● **SET EXERCISE**: Reproduce, character for character, the lines below from the first through the one with "const arrowDays = [5, 10, 15, 20];". Leave pictures out.

● **GIVEN INFORMATION**:
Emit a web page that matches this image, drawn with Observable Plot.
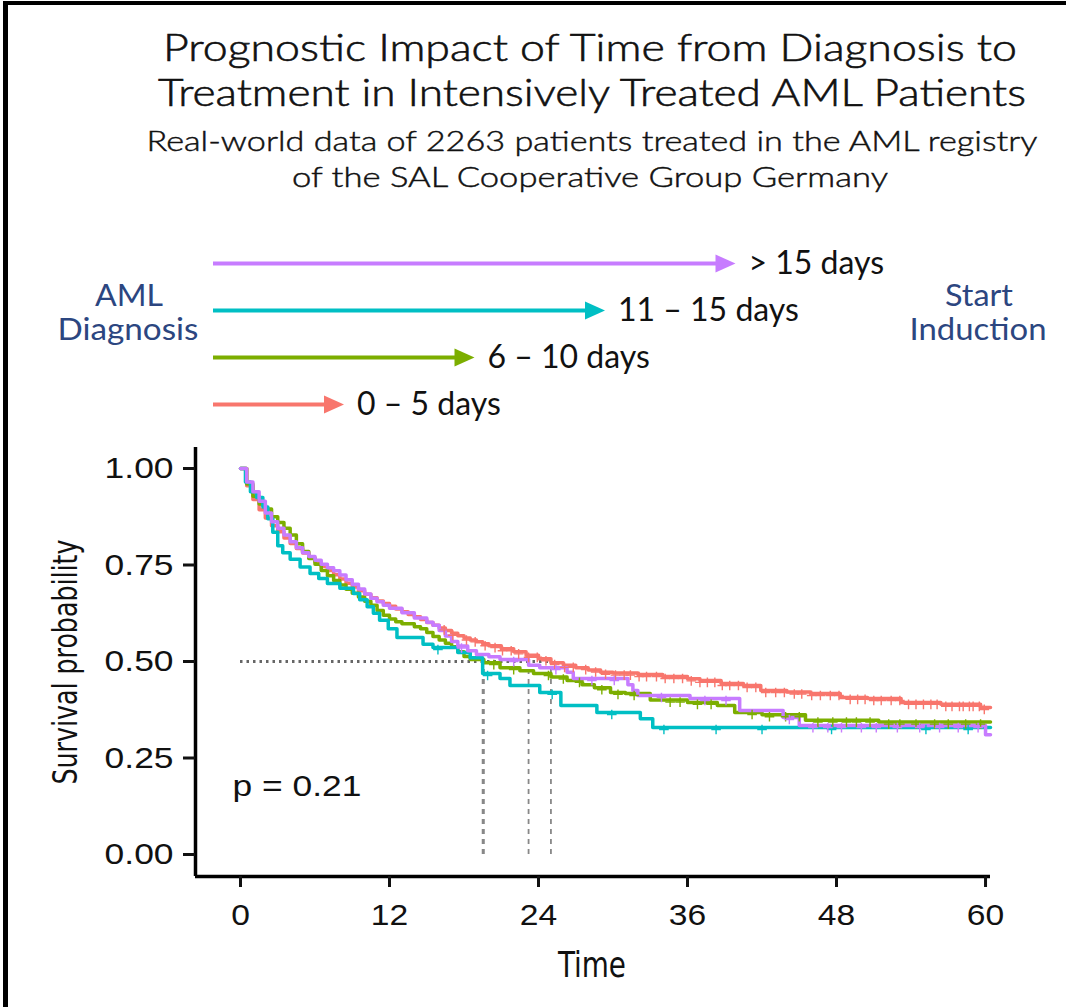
<!DOCTYPE html>
<html><head><meta charset="utf-8">
<script src="https://cdn.jsdelivr.net/npm/d3@7"></script>
<script src="https://cdn.jsdelivr.net/npm/@observablehq/plot@0.6"></script>
<style>
html,body{margin:0;padding:0;background:#fff;}
#root{position:relative;width:1066px;height:1007px;overflow:hidden;background:#fff;}
#root > svg, #root > div{position:absolute;}
</style></head><body><div id="root"></div>
<script>
// ---------------- data ----------------
const groups = ["0 – 5 days", "6 – 10 days", "11 – 15 days", "> 15 days"];
const colors = ["#F8766D", "#7CAE00", "#00BFC4", "#C77CFF"];
const arrowDays = [5, 10, 15, 20];   // legend arrow length (days from diagnosis)

const titleLines = ["Prognostic Impact of Time from Diagnosis to", "Treatment in Intensively Treated AML Patients"];
const subtitleLines = ["Real-world data of 2263 patients treated in the AML registry", "of the SAL Cooperative Group Germany"];
const leftLabel = ["AML", "Diagnosis"];
const rightLabel = ["Start", "Induction"];
const yLabel = "Survival probability";
const xLabel = "Time";
const pLabel = "p = 0.21";

const xTicks = [0, 12, 24, 36, 48, 60];
const yTicks = [0, 0.25, 0.5, 0.75, 1];

// Kaplan-Meier step points [time (months), survival]
const kmRed = [[0,1],[0.5,0.955],[1,0.92],[1.5,0.893],[2,0.872],[2.5,0.852],[3,0.836],[3.5,0.82],[4,0.806],[4.5,0.793],[5,0.781],[5.5,0.769],[6,0.758],[6.5,0.747],[7,0.736],[7.5,0.725],[8,0.714],[8.5,0.703],[9,0.693],[9.5,0.683],[10,0.674],[10.5,0.665],[11,0.657],[11.5,0.65],[12,0.643],[12.5,0.636],[13,0.629],[13.5,0.622],[14,0.616],[14.5,0.609],[15,0.601],[15.5,0.594],[16,0.587],[16.5,0.58],[17,0.573],[17.5,0.567],[18,0.561],[18.5,0.556],[19,0.551],[19.5,0.546],[20,0.541],[21,0.533],[22,0.525],[23,0.516],[24,0.507],[25,0.497],[26,0.49],[27,0.484],[28,0.478],[29,0.472],[30,0.47],[32,0.466],[34,0.461],[36,0.455],[37,0.451],[38.7,0.443],[40.5,0.438],[41.9,0.425],[44,0.421],[45.9,0.417],[48.3,0.407],[50.5,0.404],[53.2,0.394],[56.4,0.389],[59.6,0.381],[60.4,0.381]];
const kmGreen = [[0,1],[0.5,0.96],[1,0.928],[1.5,0.908],[2,0.895],[2.5,0.875],[3,0.86],[3.5,0.845],[4,0.828],[4.5,0.805],[5,0.785],[5.5,0.767],[6,0.752],[6.5,0.736],[7,0.722],[7.5,0.71],[8,0.698],[8.5,0.687],[9,0.677],[9.5,0.667],[10,0.656],[10.5,0.646],[11,0.632],[11.5,0.62],[12,0.61],[12.5,0.603],[13,0.598],[14,0.59],[14.5,0.585],[15,0.575],[15.5,0.565],[16,0.556],[16.5,0.547],[17,0.538],[17.5,0.525],[18,0.513],[18.5,0.505],[19.6,0.497],[20.9,0.484],[22.5,0.476],[23.6,0.469],[25,0.46],[26.3,0.451],[27.5,0.44],[28.5,0.432],[29.8,0.42],[31,0.417],[33,0.4],[36,0.394],[38.4,0.386],[39.8,0.368],[42,0.362],[45.5,0.348],[51.4,0.343],[60.4,0.343]];
const kmCyan = [[0,1],[0.4,0.965],[0.8,0.94],[1.3,0.925],[1.8,0.9],[2.2,0.87],[2.6,0.835],[3,0.8],[3.4,0.782],[4,0.765],[4.8,0.745],[5.6,0.728],[6.3,0.715],[7,0.702],[8,0.69],[9.1,0.676],[9.6,0.66],[10.2,0.642],[10.7,0.625],[11.2,0.607],[11.9,0.585],[12.6,0.562],[14.7,0.545],[15.5,0.536],[17.5,0.523],[18.5,0.51],[19.5,0.469],[20.9,0.456],[21.7,0.438],[24.1,0.42],[25.8,0.386],[28.7,0.368],[32.2,0.352],[33.2,0.329],[60.4,0.329]];
const kmPurple = [[0,1],[0.5,0.965],[1,0.94],[1.5,0.915],[2,0.885],[2.5,0.862],[3,0.845],[3.5,0.828],[4,0.81],[4.5,0.795],[5,0.782],[5.5,0.772],[6,0.762],[6.5,0.752],[7,0.743],[7.5,0.735],[8,0.724],[8.5,0.712],[9,0.7],[9.5,0.688],[10,0.675],[10.5,0.664],[11,0.655],[11.5,0.646],[12,0.638],[13,0.626],[14,0.613],[15,0.602],[15.5,0.594],[16,0.58],[16.5,0.566],[17,0.552],[17.5,0.54],[18.3,0.528],[19,0.518],[20,0.512],[20.9,0.505],[23.2,0.49],[24.1,0.484],[26.3,0.472],[26.8,0.456],[31.2,0.44],[31.6,0.425],[32,0.412],[36.2,0.404],[40.2,0.373],[43.7,0.355],[45,0.334],[60,0.31],[60.4,0.31]];

// censoring times (months)
const censRed = [16.4,17.1,18.2,18.9,19.7,20.5,21.1,21.8,22.4,23.2,23.9,24.6,25.3,26.1,26.8,27.8,28.6,29.4,30.2,30.9,31.4,32.1,32.7,33.5,34.2,34.9,35.6,36.3,37.0,37.6,38.2,38.8,39.4,40.1,40.8,41.5,42.3,43.1,43.8,44.6,45.2,46.0,46.7,47.5,48.2,49.1,49.7,50.3,51.0,51.6,52.4,53.1,53.8,54.4,55.0,55.6,56.1,56.8,57.3,57.9,58.2,58.7,59.0,59.5,59.9];
const censGreen = [20.4,22.0,24.8,26.0,27.3,29.1,30.4,31.7,34.6,35.4,36.8,37.9,41.2,42.6,43.9,45.0,46.5,47.7,48.8,49.6,50.7,52.2,53.1,54.4,55.9,57.0,58.4,59.6];
const censCyan = [15.9,19.9,25.1,29.9,34.1,38.3,42.0,47.6,55.2,58.6];
const censPurple = [17.8,22.0,25.4,28.3,30.1,33.9,37.4,39.1,44.2,46.1,47.3,48.4,50.0,51.2,52.9,54.7,56.3,57.8,59.4];

// median survival times (months)
const medians = [25.0, 19.6, 19.5, 23.2];

// ---------------- build tables ----------------
const kmSeries = [kmRed, kmGreen, kmCyan, kmPurple];
const censSeries = [censRed, censGreen, censCyan, censPurple];
const km = groups.flatMap((g, i) => kmSeries[i].map(([t, s]) => ({group: g, t, s})));
const survAt = (series, t) => { let s = series[0][1]; for (const [tt, ss] of series) { if (tt <= t) s = ss; else break; } return s; };
const cens = groups.flatMap((g, i) => censSeries[i].map(t => ({group: g, t, s: survAt(kmSeries[i], t)})));
const medianData = groups.map((g, i) => ({group: g, t: medians[i]}));
const legendData = groups.map((g, i) => ({group: g, days: arrowDays[i]}));

const root = document.getElementById("root");

// frame lines of the figure
const bl = document.createElement("div");
bl.style.cssText = "left:3px;top:1px;width:5px;height:1006px;background:#000;";
root.appendChild(bl);
const bt = document.createElement("div");
bt.style.cssText = "left:3px;top:1px;width:1063px;height:4px;background:#000;";
root.appendChild(bt);

// stretch helper for wide-set labels
function stretch(nodes, k) {
  nodes.forEach(t => {
    const w = t.getComputedTextLength();
    t.setAttribute("textLength", (w * k).toFixed(1));
    t.setAttribute("lengthAdjust", "spacingAndGlyphs");
  });
}

// ---------------- legend (arrows) ----------------
const headShape = {draw(ctx) { ctx.moveTo(0, 0); ctx.lineTo(-20, -9); ctx.lineTo(-20, 9); ctx.closePath(); }};
const legend = Plot.plot({
  width: 1066, height: 200,
  margin: 0,
  x: {domain: [0, 20], range: [213, 735], axis: null},
  y: {type: "point", padding: 0, domain: groups.slice().reverse(), range: [32, 174], axis: null},
  color: {domain: groups, range: colors},
  style: {fontFamily: "Lato, 'Open Sans', sans-serif", background: "transparent"},
  marks: [
    Plot.ruleY(legendData, {y: "group", x1: 0, x2: "days", stroke: "group", strokeWidth: 4, insetRight: 12}),
    Plot.dot(legendData, {x: "days", y: "group", symbol: headShape, fill: "group", stroke: null}),
    Plot.text(legendData, {x: "days", y: "group", text: "group", dx: 13, textAnchor: "start", fontSize: 32, fill: "#111"})
  ]
});
legend.style.left = "0px"; legend.style.top = "230px";
root.appendChild(legend);

// ---------------- main chart ----------------
const xDomain = [-3.624, 60.4];
const yDomain = [-0.057, 1.0544];
const chart = Plot.plot({
  width: 1066, height: 577,
  marginLeft: 195, marginRight: 76, marginTop: 17, marginBottom: 131,
  x: {domain: xDomain},
  y: {domain: yDomain},
  color: {domain: groups, range: colors},
  style: {fontFamily: "'Liberation Sans', Arial, sans-serif", background: "transparent", color: "#111"},
  marks: [
    Plot.ruleY([0.5], {x1: 0, x2: d3.max(medians), stroke: "#666", strokeWidth: 2.8, strokeDasharray: "2.5,4"}),
    Plot.ruleX(medianData, {x: "t", y1: 0, y2: 0.5, stroke: "#888", strokeWidth: 1.8, strokeDasharray: "5,5"}),
    Plot.line(km, {x: "t", y: "s", z: "group", stroke: "group", curve: "step-after", strokeWidth: 3.5}),
    Plot.dot(cens, {x: "t", y: "s", stroke: "group", symbol: "plus", r: 3.2, strokeWidth: 1.4, dy: 2}),
    Plot.text([pLabel], {frameAnchor: "bottom-left", dx: 37, dy: -81, fontSize: 30, textAnchor: "start", fill: "#111"}),
    Plot.ruleX([xDomain[0]], {stroke: "#000", strokeWidth: 3.5}),
    Plot.ruleY([yDomain[0]], {stroke: "#000", strokeWidth: 3.5}),
    Plot.axisY({ticks: yTicks, tickFormat: d => d.toFixed(2), tickSize: 12, tickPadding: 10, strokeWidth: 3, fontSize: 30, label: null}),
    Plot.axisX({ticks: xTicks, tickFormat: d => String(d), tickSize: 11, tickPadding: 16, strokeWidth: 3, fontSize: 30, label: null})
  ]
});
chart.style.left = "0px"; chart.style.top = "430px";
root.appendChild(chart);
stretch(chart.querySelectorAll('g[aria-label="y-axis tick label"] text'), 1.18);
stretch(chart.querySelectorAll('g[aria-label="x-axis tick label"] text'), 1.12);
stretch(chart.querySelectorAll('g[aria-label="text"] text'), 1.18);

// ---------------- text overlay ----------------
const ov = d3.select(root).append("svg")
  .attr("width", 1066).attr("height", 1007)
  .style("left", "0px").style("top", "0px").style("pointer-events", "none");
function label(txt, x, y, size, len, family, fill, rotate, weight, sw) {
  const t = ov.append("text").text(txt)
    .attr("x", x).attr("y", y)
    .attr("text-anchor", "middle")
    .attr("font-size", size).attr("font-family", family).attr("fill", fill);
  if (weight) t.attr("font-weight", weight);
  if (sw) t.attr("stroke", fill).attr("stroke-width", sw);
  if (len) t.attr("textLength", len).attr("lengthAdjust", "spacingAndGlyphs");
  if (rotate) t.attr("transform", `rotate(${rotate},${x},${y})`);
  return t;
}
const sans = "Lato, 'Open Sans', sans-serif";
const narrow = "'Liberation Sans Narrow', 'DejaVu Sans Condensed', 'Roboto', sans-serif";
label(titleLines[0], 590, 61, 37, 854, sans, "#111", null, 300, 0.6);
label(titleLines[1], 592, 106, 37, 868, sans, "#111", null, 300, 0.6);
label(subtitleLines[0], 592, 151, 27, 891, sans, "#111", null, 300, 0.45);
label(subtitleLines[1], 590, 187, 27, 596, sans, "#111", null, 300, 0.45);
const navy = "#2c4680";
label(leftLabel[0], 129, 306, 30, 68, sans, navy);
label(leftLabel[1], 128, 340, 30, 141, sans, navy);
label(rightLabel[0], 979, 306, 30, 68, sans, navy);
label(rightLabel[1], 978, 340, 30, 137, sans, navy);
label(yLabel, 77, 662, 33, 245, narrow, "#111", -90);
label(xLabel, 592, 977, 35, 68, narrow, "#111");
</script>
</body></html>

● **ANSWER IN FULL**:
Emit a web page that matches this image, drawn with Observable Plot.
<!DOCTYPE html>
<html><head><meta charset="utf-8">
<script src="https://cdn.jsdelivr.net/npm/d3@7"></script>
<script src="https://cdn.jsdelivr.net/npm/@observablehq/plot@0.6"></script>
<style>
html,body{margin:0;padding:0;background:#fff;}
#root{position:relative;width:1066px;height:1007px;overflow:hidden;background:#fff;}
#root > svg, #root > div{position:absolute;}
</style></head><body><div id="root"></div>
<script>
// ---------------- data ----------------
const groups = ["0 – 5 days", "6 – 10 days", "11 – 15 days", "> 15 days"];
const colors = ["#F8766D", "#7CAE00", "#00BFC4", "#C77CFF"];
const arrowDays = [5, 10, 15, 20];   // legend arrow length (days from diagnosis)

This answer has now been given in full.